In the innovation business

Now that SpaceX has announced its intention of sending the Dragon to Mars, its first obstacle is to finish developing the Falcon Heavy rocket that would carry it there. Tests of the rocket have been repeatedly delayed, but it is expected to fly for the first time in the fall of this year. (When Davis’s white paper first mooted the idea in 2012, the Falcon Heavy was expected to begin testing in 2013.) The Dragon itself can carry more than one metric ton of cargo to Mars, with multiple egress points if any of that cargo includes robots.

Still, to some people—notably the astronomer and space pedant Neil deGrasse Tyson—the idea of SpaceX leading the charge to get to Mars is absurd. Under this view, the private sector doesn’t have the patience for the kind of long-term investment or risk involved in interplanetary exploration. That’s what government agencies like NASA are for. ”The delusion is thinking that SpaceX is going to lead the space frontier. That’s just not going to happen,” Tyson told an interviewer recently.

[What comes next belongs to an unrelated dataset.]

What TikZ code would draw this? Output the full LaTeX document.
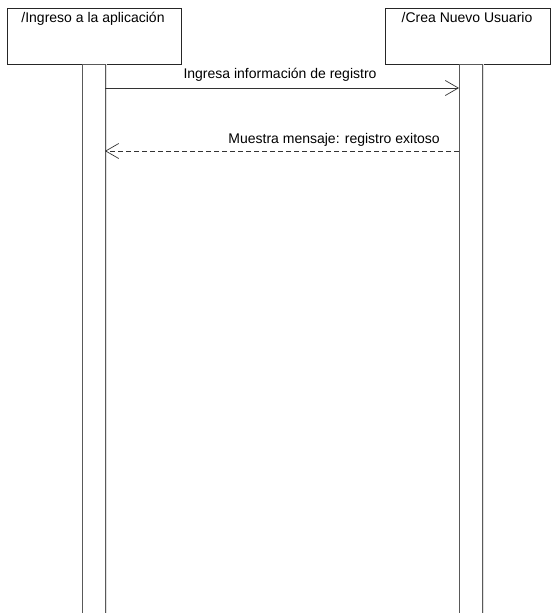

As an analogy, Tyson invoked Christopher Columbus, funded by the Spanish crown. And it is certainly true that SpaceX was reliant on NASA for early funding and assistance, and now serves as a workhorse for the US space agency. ”They’re bringing cargo back and forth to the space station, as should have been happening decades ago,” Tyson said. “You don’t need NASA to move cargo, you get NASA to do the things that have never been done before.”

But that distinction is swiftly blurring. While NASA is providing technical assistance to SpaceX’s Mars mission, it isn’t providing any funding. In return, it will get important data about technology it cannot deploy itself but will need to fulfill its own Martian aspirations.

Meanwhile, SpaceX is doing more than just moving cargo back and forth. Each time it flies to the International Space Station on a NASA contract, it takes an opportunity to test the next iteration of its new systems. That kind of product development may have advantages over NASA’s approach.

“With supersonic retropropulsion, there was no reason to believe it would not work. But there was no reason to believe that it would work,” San Martin says. “In the culture of NASA, we were going to do a big testing program. Elon Musk just tried it. And if it works, it works.”